Cost of indemnity driving newly-qualified GPs out of the profession

Newly-qualified GPs are being driven out of the profession due to unsustainable indemnity costs, according to a survey that warns of an impending GP crisis.

The sky-high cost of indemnity is pushing many GPs to early retirement, but also causing many newly-qualified and younger GPs to consider leaving the profession, the MDU has revealed.

The MDU said it had been inundated with responses to its Save General Practice campaign, which it launched last month.

Initial findings of the survey – released ahead of the full results – suggested younger GPs were considering changing career due to the costs, the medicolegal group warned.

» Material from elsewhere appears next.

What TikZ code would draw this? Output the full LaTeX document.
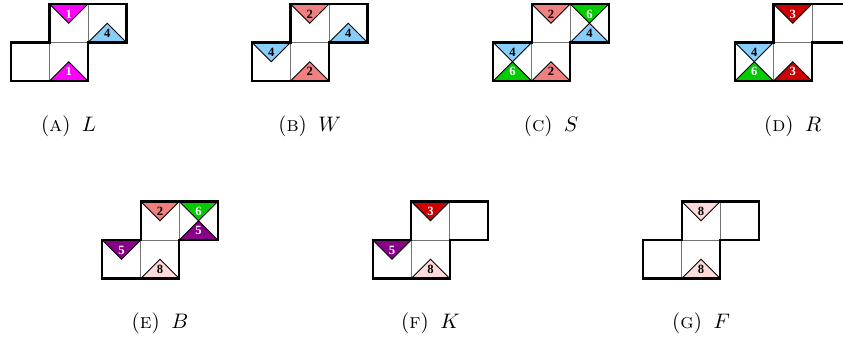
\documentclass[tikz,border=0pt]{standalone}
\usepackage{fontspec}
\newfontfamily\digfont{Liberation Serif}
\usepackage{xcolor}
\definecolor{cmag}{RGB}{255,0,255}
\definecolor{cblue}{RGB}{135,206,250}
\definecolor{csal}{RGB}{240,128,128}
\definecolor{cgreen}{RGB}{0,204,0}
\definecolor{cred}{RGB}{204,0,0}
\definecolor{cpurp}{RGB}{136,0,136}
\definecolor{cpink}{RGB}{255,218,218}
\newcommand\cellsz{38.5}
% inner (thin) cell lines of the net
\newcommand\netinner[2]{%
  \draw[innerline] ({#1+\cellsz},#2) -- ({#1+\cellsz},{#2-\cellsz}) -- ({#1+2*\cellsz},{#2-\cellsz}) -- ({#1+2*\cellsz},{#2-2*\cellsz});}
% thick outline of the net
\newcommand\netoutline[2]{%
  \draw[netline] (#1,#2) -- ++({2*\cellsz},0) -- ++(0,-\cellsz) -- ++(\cellsz,0) -- ++(0,-\cellsz) -- ++({-2*\cellsz},0) -- ++(0,\cellsz) -- ++(-\cellsz,0) -- cycle;}
% triangle on top edge of cell (i,j): name, X, Y, i, j, fill, text colour, digit
\newcommand\toptri[8]{%
  \filldraw[tri, fill=#6] ({#2+#4*\cellsz},{#3-(#5+1)*\cellsz}) -- ++(\cellsz,0) -- ({#2+(#4+0.5)*\cellsz},{#3-(#5+0.5)*\cellsz}) -- cycle;
  \node[lbl, text=#7] (#1) at ({#2+(#4+0.5)*\cellsz},{#3-(#5+0.74)*\cellsz}) {#8};}
% triangle on bottom edge of cell (i,j)
\newcommand\bottri[8]{%
  \filldraw[tri, fill=#6] ({#2+#4*\cellsz},{#3-#5*\cellsz}) -- ++(\cellsz,0) -- ({#2+(#4+0.5)*\cellsz},{#3-(#5+0.5)*\cellsz}) -- cycle;
  \node[lbl, text=#7] (#1) at ({#2+(#4+0.5)*\cellsz},{#3-(#5+0.25)*\cellsz}) {#8};}
\tikzset{
  innerline/.style={draw=black!55, line width=0.4pt},
  netline/.style={draw=black, line width=1pt, line join=miter},
  tri/.style={draw=black, line width=0.4pt, line join=miter},
  lbl/.style={inner sep=0pt, font=\digfont\fontsize{6}{7}\selectfont\bfseries},
  captext/.style={inner sep=0pt, font=\fontsize{10}{12}\selectfont, anchor=base},
}
\begin{document}
\begin{tikzpicture}[x=0.476pt, y=-0.476pt]
\useasboundingbox (0,0) rectangle (843,341);
\clip (0,0) rectangle (843,341);
% ---------- (a) L
\netinner{11}{81}
\toptri{a1}{11}{81}{1}{1}{cmag}{white}{1}
\bottri{a2}{11}{81}{2}{1}{cblue}{black}{4}
\bottri{a3}{11}{81}{1}{0}{cmag}{white}{1}
\netoutline{11}{81}
\node[captext] (capa) at (68.75,131.5) {(\textsc{a})\hskip5.5pt$L$};
% ---------- (b) W
\netinner{252}{81}
\toptri{b1}{252}{81}{1}{1}{csal}{black}{2}
\bottri{b2}{252}{81}{2}{1}{cblue}{black}{4}
\toptri{b3}{252}{81}{0}{0}{cblue}{black}{4}
\bottri{b4}{252}{81}{1}{0}{csal}{black}{2}
\netoutline{252}{81}
\node[captext] (capb) at (309.75,131.5) {(\textsc{b})\hskip5.5pt$W$};
% ---------- (c) S
\netinner{493.3}{81}
\toptri{c1}{493.3}{81}{1}{1}{csal}{black}{2}
\toptri{c2}{493.3}{81}{2}{1}{cgreen}{white}{6}
\bottri{c3}{493.3}{81}{2}{1}{cblue}{black}{4}
\toptri{c4}{493.3}{81}{0}{0}{cblue}{black}{4}
\bottri{c5}{493.3}{81}{0}{0}{cgreen}{white}{6}
\bottri{c6}{493.3}{81}{1}{0}{csal}{black}{2}
\netoutline{493.3}{81}
\node[captext] (capc) at (551.05,131.5) {(\textsc{c})\hskip5.5pt$S$};
% ---------- (d) R
\netinner{735}{81}
\toptri{d1}{735}{81}{1}{1}{cred}{white}{3}
\toptri{d2}{735}{81}{0}{0}{cblue}{black}{4}
\bottri{d3}{735}{81}{0}{0}{cgreen}{white}{6}
\bottri{d4}{735}{81}{1}{0}{cred}{white}{3}
\netoutline{735}{81}
\node[captext] (capd) at (792.75,131.5) {(\textsc{d})\hskip5.5pt$R$};
% ---------- (e) B
\netinner{102.3}{278.5}
\toptri{e1}{102.3}{278.5}{1}{1}{csal}{black}{2}
\toptri{e2}{102.3}{278.5}{2}{1}{cgreen}{white}{6}
\bottri{e3}{102.3}{278.5}{2}{1}{cpurp}{white}{5}
\toptri{e4}{102.3}{278.5}{0}{0}{cpurp}{white}{5}
\bottri{e5}{102.3}{278.5}{1}{0}{cpink}{black}{8}
\netoutline{102.3}{278.5}
\node[captext] (cape) at (160.05,328.3) {(\textsc{e})\hskip5.5pt$B$};
% ---------- (f) K
\netinner{372.7}{278.5}
\toptri{f1}{372.7}{278.5}{1}{1}{cred}{white}{3}
\toptri{f2}{372.7}{278.5}{0}{0}{cpurp}{white}{5}
\bottri{f3}{372.7}{278.5}{1}{0}{cpink}{black}{8}
\netoutline{372.7}{278.5}
\node[captext] (capf) at (430.45,328.3) {(\textsc{f})\hskip5.5pt$K$};
% ---------- (g) F
\netinner{643.3}{278.5}
\toptri{g1}{643.3}{278.5}{1}{1}{cpink}{black}{8}
\bottri{g2}{643.3}{278.5}{1}{0}{cpink}{black}{8}
\netoutline{643.3}{278.5}
\node[captext] (capg) at (701.05,328.3) {(\textsc{g})\hskip5.5pt$F$};
\end{tikzpicture}
\end{document}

One respondent said: ‘I am about to qualify and the indemnity costs are seriously making me consider leaving medicine. I have already started arranging interviews outside of medicine.’

Another said they were considering leaving the profession ‘in their 30s’ due to the cost of ‘sky rocketing’ and ‘unsustainable’ GP indemnity fees.

GP indemnity fees

MDU director of professional services Dr Matthew Lee said the results showed the issue must go to ‘the top of the government’s in-tray’ following the election.

The government must ‘act quickly’ to provide financial support to GPs to prevent a crisis that ‘would leave all patients at risk’, he said.

‘The number of responses and comments our survey has generated shows the strength of feeling GPs have about the rising cost of indemnity.

‘We expected that some GPs would say they were thinking of retiring earlier or reducing the amount they work. But we didn’t expect that even recently-qualified GPs would be thinking of a career change because of indemnity costs.

‘This is really worrying news for general practice, which not only needs to attract more GP trainees, but be able to retain them.’